Understanding the biomechanics and wear of a novel modular tray for an all-polymer total knee replacement

25% of patients who receive a conventional metal-on-polyethylene Total Knee Replacement report problems during the first year after their operation, and rising demand for improved performance coming from younger more active patients presents a major challenge. A novel all-polymer knee replacement, comprising PEEK-OPTIMA-on-polyethylene, has been developed by Invibio Limited to address these challenges.

It is expected products such as this will deliver the innovation needed to treat musculoskeletal diseases, provide better quality of life, ensure higher standards of affordable healthcare, and drive economic growth by bringing new orthopaedic products to market that help tackle national and global health challenges.

To date, the all-polymer knee replacement has used an all-polyethylene tibial component. However, clinical preference is for a modular design, where a polyethylene insert would clip into a PEEK tray.

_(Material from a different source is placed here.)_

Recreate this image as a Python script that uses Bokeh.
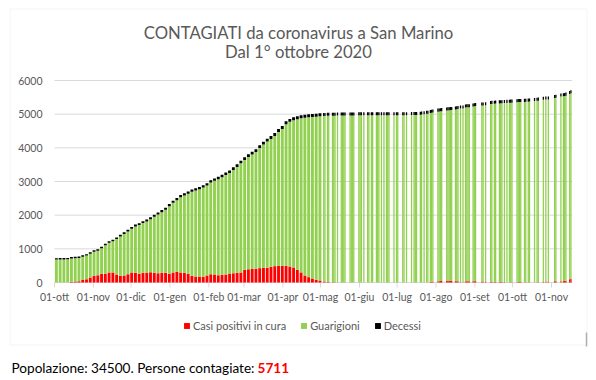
import pandas as pd
from bokeh.plotting import figure
from bokeh.models import Range1d, Label, Legend, LegendItem, PolyAnnotation, ColumnDataSource
from bokeh.core.properties import value
from bokeh.embed import file_html
from bokeh.resources import INLINE

# ---------------- data ----------------
inizio = "2020-10-01"

# phase 1: one value every 3 days (1 Oct 2020 - 29 Apr 2021)
positivi_fase1 = [0, 0, 0, 0, 25, 30, 40, 75, 100, 150,
                  200, 218, 258, 258, 298, 298, 240, 200, 208, 248,
                  300, 288, 258, 288, 280, 308, 288, 278, 288, 290,
                  258, 298, 317, 298, 290, 258, 198, 179, 175, 169,
                  208, 248, 240, 215, 228, 238, 268, 278, 290, 298,
                  377, 397, 400, 407, 427, 432, 437, 466, 486, 490,
                  496, 496, 476, 446, 377, 300, 208, 159, 119, 79, 60]
guariti_fase1 = [682, 684, 686, 688, 689, 690, 691, 692, 700, 705,
                 712, 728, 757, 846, 880, 924, 1051, 1170, 1231, 1270,
                 1297, 1378, 1447, 1476, 1533, 1574, 1663, 1742, 1801, 1868,
                 2009, 2068, 2128, 2236, 2293, 2375, 2494, 2553, 2596, 2652,
                 2672, 2722, 2779, 2853, 2899, 2958, 2988, 3067, 3144, 3245,
                 3265, 3334, 3400, 3472, 3571, 3665, 3749, 3799, 3868, 3984,
                 4067, 4207, 4296, 4371, 4475, 4576, 4688, 4747, 4796, 4846, 4875]
decessi_fase1 = [42, 42, 42, 42, 42, 42, 42, 42, 42, 42,
                 43, 44, 45, 46, 47, 48, 49, 50, 51, 52,
                 53, 54, 55, 56, 57, 58, 59, 60, 61, 62,
                 63, 64, 65, 66, 67, 67, 68, 68, 69, 69,
                 70, 70, 71, 72, 73, 74, 74, 75, 76, 77,
                 78, 79, 80, 81, 82, 83, 84, 85, 86, 86,
                 87, 87, 88, 88, 88, 89, 89, 89, 90, 90, 90]

# phase 2: days (counted from 1 Oct 2020) with a report
giorni_fase2 = [214, 215, 217, 218, 221, 222, 223, 225, 228, 229,
                230, 231, 235, 236, 237, 238, 242, 243, 244, 246,
                249, 250, 252, 253, 256, 257, 258, 260, 262, 264,
                265, 266, 270, 272, 273, 277, 278, 280, 284, 286,
                287, 288, 291, 292, 294, 296, 297, 299, 300, 301,
                305, 306, 307, 308, 312, 313, 314, 315, 316, 319,
                320, 321, 323, 325, 327, 328, 329, 330, 333, 334,
                335, 340, 341, 343, 347, 348, 350, 351, 354, 355,
                356, 358, 360, 362, 363, 364, 368, 369, 370, 371,
                374, 375, 377, 378, 382, 384, 385, 389, 391, 393,
                398, 399, 403, 405, 406, 407, 410, 411]
positivi_fase2 = [30, 30, 20, 15, 10, 8, 5, 5, 0, 0,
                  0, 0, 0, 0, 0, 0, 0, 0, 0, 0,
                  0, 0, 0, 0, 0, 0, 0, 0, 0, 0,
                  0, 0, 0, 0, 0, 0, 0, 0, 0, 0,
                  0, 0, 0, 0, 0, 0, 0, 20, 20, 20,
                  40, 40, 45, 45, 50, 50, 50, 50, 45, 40,
                  40, 40, 10, 10, 35, 40, 40, 40, 40, 40,
                  40, 30, 30, 30, 20, 20, 20, 20, 20, 20,
                  20, 20, 0, 5, 5, 5, 10, 15, 15, 15,
                  5, 5, 5, 5, 5, 5, 5, 25, 30, 30,
                  40, 40, 40, 40, 45, 45, 95, 114]
guariti_fase2 = [4915, 4915, 4930, 4935, 4945, 4947, 4950, 4953, 4960, 4960,
                 4960, 4960, 4962, 4962, 4962, 4962, 4965, 4965, 4965, 4965,
                 4965, 4965, 4965, 4965, 4966, 4966, 4966, 4966, 4967, 4967,
                 4967, 4967, 4968, 4968, 4968, 4969, 4969, 4970, 4972, 4972,
                 4974, 4976, 4985, 4990, 5000, 5010, 5015, 5017, 5020, 5030,
                 5035, 5040, 5042, 5045, 5060, 5065, 5068, 5072, 5080, 5100,
                 5105, 5110, 5155, 5160, 5162, 5163, 5165, 5168, 5190, 5195,
                 5200, 5225, 5229, 5234, 5279, 5284, 5289, 5294, 5299, 5301,
                 5304, 5309, 5334, 5335, 5336, 5337, 5344, 5345, 5346, 5347,
                 5359, 5362, 5366, 5369, 5384, 5392, 5396, 5400, 5402, 5405,
                 5438, 5446, 5483, 5493, 5495, 5503, 5503, 5505]
decessi_fase2 = [90, 90, 90, 90, 90, 90, 90, 90, 90, 90,
                 90, 90, 90, 90, 90, 90, 90, 90, 90, 90,
                 90, 90, 90, 90, 90, 90, 90, 90, 90, 90,
                 90, 90, 90, 90, 90, 90, 90, 90, 90, 90,
                 90, 90, 90, 90, 90, 90, 90, 90, 90, 90,
                 90, 90, 90, 90, 90, 90, 90, 90, 90, 90,
                 90, 90, 90, 90, 90, 90, 90, 90, 90, 90,
                 90, 90, 91, 91, 91, 91, 91, 91, 91, 91,
                 91, 91, 91, 91, 91, 91, 91, 91, 91, 91,
                 91, 91, 91, 91, 91, 91, 91, 91, 91, 91,
                 92, 92, 92, 92, 92, 92, 92, 92]

etichette_mesi = ["01-ott", "01-nov", "01-dic", "01-gen", "01-feb", "01-mar", "01-apr",
                  "01-mag", "01-giu", "01-lug", "01-ago", "01-set", "01-ott", "01-nov"]
tick_y = [0, 1000, 2000, 3000, 4000, 5000, 6000]
serie = ["Casi positivi in cura", "Guarigioni", "Decessi"]
colori = ["#FF0000", "#92D050", "#000000"]
popolazione = 34500
contagiati = 5711

# ---------------- layout (pixels of the page) ----------------
W, H = 592, 378
OX, OY = 1, 1                 # page position of the canvas corner
PX_X0, PX_X1 = 55.0, 572.7    # plot area left / right
DAYS = 412.5                  # days shown in the plot area
PY_0, PY_TOP = 283.0, 81.0    # y of 0 and of 6000
Y_MAX = 6000

DAY = pd.Timedelta(days=1)
t0 = pd.Timestamp(inizio)
ppd = (PX_X1 - PX_X0) / DAYS
ppu = (PY_0 - PY_TOP) / Y_MAX

def sx(X):  # page x -> frame screen units
    return X - OX

def sy(Y):  # page y -> frame screen units (up from bottom)
    return H + OY - Y

x_range = Range1d(t0 + DAY * ((OX - PX_X0) / ppd), t0 + DAY * ((OX + W - PX_X0) / ppd))
y_range = Range1d((PY_0 - OY - H) / ppu, (PY_0 - OY) / ppu)

p = figure(width=W, height=H, output_backend="svg", toolbar_location=None,
           x_axis_type="datetime", x_range=x_range, y_range=y_range,
           x_axis_location=None, y_axis_location=None, min_border=0,
           outline_line_color=None, background_fill_color="white",
           border_fill_color="white")
p.grid.visible = False

# gridlines and axis
t_end = t0 + DAY * DAYS
p.segment(x0=[t0] * (len(tick_y) - 1), x1=[t_end] * (len(tick_y) - 1),
          y0=tick_y[1:], y1=tick_y[1:], line_color="#D9D9D9", line_width=1)
p.segment(x0=[t0], x1=[t_end], y0=[0], y1=[0], line_color="#D9D9D9", line_width=1)
mesi = pd.date_range(inizio, periods=len(etichette_mesi), freq="MS")
p.segment(x0=mesi, x1=mesi, y0=[0] * len(mesi), y1=[-5 / ppu] * len(mesi),
          line_color="#D9D9D9", line_width=1)

# bars
date_fase1 = pd.date_range(inizio, periods=len(positivi_fase1), freq="3D")
date_fase2 = t0 + pd.to_timedelta(giorni_fase2, unit="D")
src1 = ColumnDataSource(dict(x=date_fase1 + pd.Timedelta(hours=36), pos=positivi_fase1,
                             gua=guariti_fase1, dec=decessi_fase1))
src2 = ColumnDataSource(dict(x=date_fase2 + pd.Timedelta(hours=12), pos=positivi_fase2,
                             gua=guariti_fase2, dec=decessi_fase2))
r1 = p.vbar_stack(["pos", "gua", "dec"], x="x", width=2.3 * 86400000, color=colori,
                  line_color=None, source=src1)
r2 = p.vbar_stack(["pos", "gua", "dec"], x="x", width=1.02 * 86400000, color=colori,
                  line_color=None, source=src2)

FONT = "Lato"
GREY = "#595959"

# axis labels
for m, lab in zip(mesi, etichette_mesi):
    p.add_layout(Label(x=m, y=sy(297), x_units="data", y_units="screen", text=lab,
                       text_align="center", text_baseline="middle", text_font=FONT,
                       text_font_size="10.5px", text_color=GREY))
for v in tick_y:
    p.add_layout(Label(x=sx(43), y=v, x_units="screen", y_units="data", text=str(v),
                       text_align="right", text_baseline="middle", text_font=FONT,
                       text_font_size="10.5px", text_color=GREY))

# title
p.add_layout(Label(x=sx(299), y=sy(33), x_units="screen", y_units="screen",
                   text="CONTAGIATI da coronavirus a San Marino", text_align="center",
                   text_baseline="middle", text_font=FONT, text_font_size="16.7px",
                   text_color=GREY))
p.add_layout(Label(x=sx(299), y=sy(52), x_units="screen", y_units="screen",
                   text="Dal 1° ottobre 2020", text_align="center",
                   text_baseline="middle", text_font=FONT, text_font_size="16.7px",
                   text_color=GREY))

# legend
legend = Legend(items=[LegendItem(label=value(s), renderers=[a, b])
                       for s, a, b in zip(serie, r1, r2)],
                orientation="horizontal", location=(sx(184), sy(333)),
                glyph_width=7, glyph_height=7, label_height=14, label_standoff=3,
                spacing=14, padding=0, margin=0, border_line_color=None,
                background_fill_alpha=0, label_text_font=FONT,
                label_text_font_size="11px", label_text_color=GREY)
p.add_layout(legend)

# chart box
p.add_layout(PolyAnnotation(xs=[sx(10.5), sx(587.5), sx(587.5), sx(10.5)],
                            ys=[sy(9.5), sy(9.5), sy(345.5), sy(345.5)],
                            xs_units="screen", ys_units="screen", fill_alpha=0,
                            line_color="#D9D9D9", line_width=1))
p.add_layout(PolyAnnotation(xs=[sx(587), sx(587)], ys=[sy(333), sy(347)],
                            xs_units="screen", ys_units="screen", fill_alpha=0,
                            line_color="#000000", line_width=1.5))

# footer
p.add_layout(Label(x=sx(12), y=sy(368), x_units="screen", y_units="screen",
                   text=f"Popolazione: {popolazione}. Persone contagiate: ",
                   text_align="left", text_baseline="middle", text_font=FONT,
                   text_font_size="13.6px", text_color="#000000"))
p.add_layout(Label(x=sx(258), y=sy(368), x_units="screen", y_units="screen",
                   text=f"{contagiati}", text_align="left", text_baseline="middle",
                   text_font=FONT, text_font_size="13.6px", text_font_style="bold",
                   text_color="#FF0000"))

open("out.html", "w").write(file_html(p, INLINE))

The implications of a modular PEEK tibial tray in terms of joint biomechanics and wear are unknown, and the aim of this research is to explore the biomechanical and tribological implications at the articulating surface and interface of the tibial tray.

The project is based in the Institute of Medical and Biological Engineering (www.imbe.leeds.ac.uk), a leading global centre of excellence in medical and biological engineering.

This research project is directly aligned with the EPSRC health technologies strategy, detailed within the EPSRC strategic delivery plan 2022 to 2025. Transforming health and healthcare is one of the four mission-inspired research priorities of the EPSRC, with EPSRC committing to transforming healthcare through leading the design and development of future and affordable healthcare technologies.

The fit of our strategic collaboration with Invibio to develop affordable medical technology has already been recognised by EPSRC with the recent award of a Prosperity Partnership. This project is also aligned with the Government's UK Innovation Strategy, which recognises that to become an international leader in innovation we must create products and services that are successful in international markets, and which provide solutions to the great challenges (for example ageing society) the world faces.

Also detailed in the Strategy are seven technology families of UK strength and opportunity, one of which is advanced materials and manufacturing. This research project will deliver fundamental methods, understanding and implications of advanced materials in a unique tribological configuration.

The strategy of the Institute of Medical & Biological Engineering is to engineer 50 active years after 50 through multi-disciplinary research, innovation, knowledge creation and translation. One of the strategic research themes is to develop systems for research, design, development and pre-clinical evaluation of joint replacements. This proposed PhD project fits within this specific theme.

Our Institute has the largest academic facility in the world for experimental simulation of joint replacements, in which the School and EPSRC have strategically invested, and this project will use a new electro-mechanical knee simulator (expected delivery July 2024). This project is aligned with the University 2020-30 strategy of performing high-quality, challenge-led, interdisciplinary research, underpinned by our fundamental research strengths.

The student will use capability and infrastructure within the Institute of Medical and Biological Engineering built up over >25-years, including state of the art simulators for analysing wear of total joint replacements. In addition, facilities within the Faculty of Engineering and Physical Sciences will be used including those in the Bragg Centre for Materials Research such as the electron microscopes in LEMAS for high magnification analysis of the surfaces.